“Where is Dan?” It’s a question that confuses the protagonist, Dan (Varun Dhawan), as he sees Shiuli (newcomer Banita Sandhu), the young woman who asked it, lying comatose. Dan’s investigation begins and so does a journey in which he grapples with life, love, work and death, and eventually comes of age.
Shoojit Sircar’s fourth feature begins by defining the two characters and the contours of the relationship they share as two understudies at a five-star hotel. Shiuli excels at work in various departments; Dan is frustrated at being reduced to cleaning jobs. If Shiuli is the front-bencher with a goody-two-shoes demeanour, Dan is the troublemaking backbencher teasing her. They don’t despise each other, but it’s not love either.
Until Sircar and writer Juhi Chaturvedi draw attention to Shiuli’s glances, and her scant exchanges with Dan. Could there be a possibility that she has a soft spot for the not-so-perfect Dan? It’s here that Chaturvedi and Sircar take off the beaten path, albeit one scattered with the beautiful, fragrant and fleeting shiuli flowers. The flowers are a motif throughout, their presence never without significance.
The drama begins when 20-year-old Shiuli meets with a freak accident in the hotel. Dan joins her family, which includes her IIT professor mother (animator and filmmaker Gitanjali Rao), in the moment of grief, uncertainty and challenges.
Juhi Chaturvedi’s canvas on young romance takes shape primarily in the encounters at the hospital and the scenes between Dan and his friends, and what emerges is a work full of meaningful gestures, subtle details and tender loving care. October is not your straightforward love story, in that there is no guy trying to win over a girl or even the girl’s parents. Instead, its quest is to define love itself.

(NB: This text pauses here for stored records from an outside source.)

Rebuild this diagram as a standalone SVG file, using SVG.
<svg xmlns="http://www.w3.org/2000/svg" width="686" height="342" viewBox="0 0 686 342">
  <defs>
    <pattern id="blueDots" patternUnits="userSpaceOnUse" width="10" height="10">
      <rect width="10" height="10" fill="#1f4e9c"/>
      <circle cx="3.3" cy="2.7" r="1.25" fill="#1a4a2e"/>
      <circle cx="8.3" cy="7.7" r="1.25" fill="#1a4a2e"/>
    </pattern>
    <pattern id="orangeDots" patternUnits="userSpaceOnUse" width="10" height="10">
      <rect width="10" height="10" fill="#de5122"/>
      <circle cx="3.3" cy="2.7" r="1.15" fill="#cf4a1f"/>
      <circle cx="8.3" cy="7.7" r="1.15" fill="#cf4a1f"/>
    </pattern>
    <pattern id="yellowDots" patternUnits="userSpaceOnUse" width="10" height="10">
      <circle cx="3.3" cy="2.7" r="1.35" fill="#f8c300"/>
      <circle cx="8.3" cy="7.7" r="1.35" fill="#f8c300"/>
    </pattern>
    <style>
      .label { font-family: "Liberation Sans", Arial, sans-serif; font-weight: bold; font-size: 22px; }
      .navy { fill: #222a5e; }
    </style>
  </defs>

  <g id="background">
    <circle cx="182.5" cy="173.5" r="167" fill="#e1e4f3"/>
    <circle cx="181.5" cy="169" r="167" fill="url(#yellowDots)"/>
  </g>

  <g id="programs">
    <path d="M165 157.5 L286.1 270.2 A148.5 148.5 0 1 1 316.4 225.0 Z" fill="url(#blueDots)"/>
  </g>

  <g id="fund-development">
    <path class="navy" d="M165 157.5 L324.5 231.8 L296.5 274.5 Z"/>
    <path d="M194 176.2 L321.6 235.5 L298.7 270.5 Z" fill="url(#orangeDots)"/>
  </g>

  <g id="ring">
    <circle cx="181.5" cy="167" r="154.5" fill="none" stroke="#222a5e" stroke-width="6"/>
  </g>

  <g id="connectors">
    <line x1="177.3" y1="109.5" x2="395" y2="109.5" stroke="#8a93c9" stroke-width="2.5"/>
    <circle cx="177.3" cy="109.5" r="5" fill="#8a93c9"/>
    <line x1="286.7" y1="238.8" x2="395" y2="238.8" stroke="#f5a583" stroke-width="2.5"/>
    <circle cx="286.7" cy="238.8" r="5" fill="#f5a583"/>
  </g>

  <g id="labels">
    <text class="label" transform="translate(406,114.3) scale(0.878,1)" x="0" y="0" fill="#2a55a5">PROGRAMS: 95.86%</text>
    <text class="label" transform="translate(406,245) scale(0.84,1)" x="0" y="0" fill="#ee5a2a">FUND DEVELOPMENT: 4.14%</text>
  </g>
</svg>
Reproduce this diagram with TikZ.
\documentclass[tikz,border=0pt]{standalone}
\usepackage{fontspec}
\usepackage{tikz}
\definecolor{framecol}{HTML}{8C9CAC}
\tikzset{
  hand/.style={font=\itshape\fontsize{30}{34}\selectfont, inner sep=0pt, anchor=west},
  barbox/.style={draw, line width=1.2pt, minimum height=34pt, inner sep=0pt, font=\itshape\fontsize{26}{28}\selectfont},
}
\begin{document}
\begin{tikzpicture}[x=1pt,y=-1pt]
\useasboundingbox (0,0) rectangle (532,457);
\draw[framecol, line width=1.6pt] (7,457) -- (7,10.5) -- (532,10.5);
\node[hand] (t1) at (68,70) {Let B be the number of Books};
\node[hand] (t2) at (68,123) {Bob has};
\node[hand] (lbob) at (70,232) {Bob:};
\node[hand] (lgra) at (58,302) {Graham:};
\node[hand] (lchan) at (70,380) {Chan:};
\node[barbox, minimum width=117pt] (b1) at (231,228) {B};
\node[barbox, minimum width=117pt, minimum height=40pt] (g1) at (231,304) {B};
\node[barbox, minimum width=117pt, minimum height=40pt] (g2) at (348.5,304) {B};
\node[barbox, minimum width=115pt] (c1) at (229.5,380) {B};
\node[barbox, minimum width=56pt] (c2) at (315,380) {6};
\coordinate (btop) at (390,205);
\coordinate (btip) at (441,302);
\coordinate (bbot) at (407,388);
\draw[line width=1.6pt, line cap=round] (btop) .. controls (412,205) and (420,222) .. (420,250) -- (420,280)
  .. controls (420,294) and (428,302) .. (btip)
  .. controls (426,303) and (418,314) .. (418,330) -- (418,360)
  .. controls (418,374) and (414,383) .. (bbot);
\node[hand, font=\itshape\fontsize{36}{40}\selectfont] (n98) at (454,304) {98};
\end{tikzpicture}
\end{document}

Here, it mostly unfolds in silence or against Shantanu Moitra’s moving background score or through ordinary but layered exchanges. More importantly, love to Chaturvedi is about being there when it matters most, and not expecting much in return.
To Varun Dhawan goes the job of depicting Dan’s confusion, which blossoms into concern and then into the gradual reckoning. Those who have seen Dhawan in Humpty Sharma Ki Dulhania and Judwaa 2 are obviously in for a surprise, as they see him in a more restrained avatar. In Chaturvedi’s Dan, Dhawan gets to play one of his most complex roles, a young man who becomes too invested in a relationship with little returns. Whether it is Dan asking random questions to the hospital receptionist or making small talk with Shiuli’s nurse (Nimmi Raphael), Dhawan charms here in a largely measured performance.
There’s more to the world Chaturvedi creates. Like in her earlier films, Vicky Donor and Piku, the family plays a pivotal role here too. Chaturvedi looks at the pathos Shiuli’s family endures without melodrama, as they come to terms with a tragedy. Gitanjali Rao is poignant as the single mother taking the tough calls and making ends meet, her eyes speaking volumes as the camera lingers on her.
But then life goes on, as evident in Shiuli’s siblings who carry study work to the hospital, or in how the visits of Dan and Shiuli’s helpful but practical friends, Manjit (Sahil Vadoliya) and Isha (Isha Chaturvedi), become fewer as the hospital stint becomes longer.
Also making his presence felt in a brief role is Prateek Kapoor as Asthana, the hotel manager who is sympathetic towards Dan.
The passage of time, an essential part of the story, is captured through changing seasons in Delhi. October can make audience restless, despite the fact that Chaturvedi is able to find moments of mirth in what’s essentially a gloomy setting. There are a couple of narrative leaps that don’t add much context to Dan’s personal journey.
October reminded me most of Michael Haneke’s Amour, which centres on an ageing married couple and highlights the need for companionship, nurturing and patience to sustain a relationship. Like it, October is an affecting film, albeit the emotional rewards here are not as devastating.
Yet, in Bollywood, where romance is largely experienced through Arijit Singh songs and in a jubilant manner, October brings to us its lesser-seen, quieter and heartbreaking side, which is equally potent.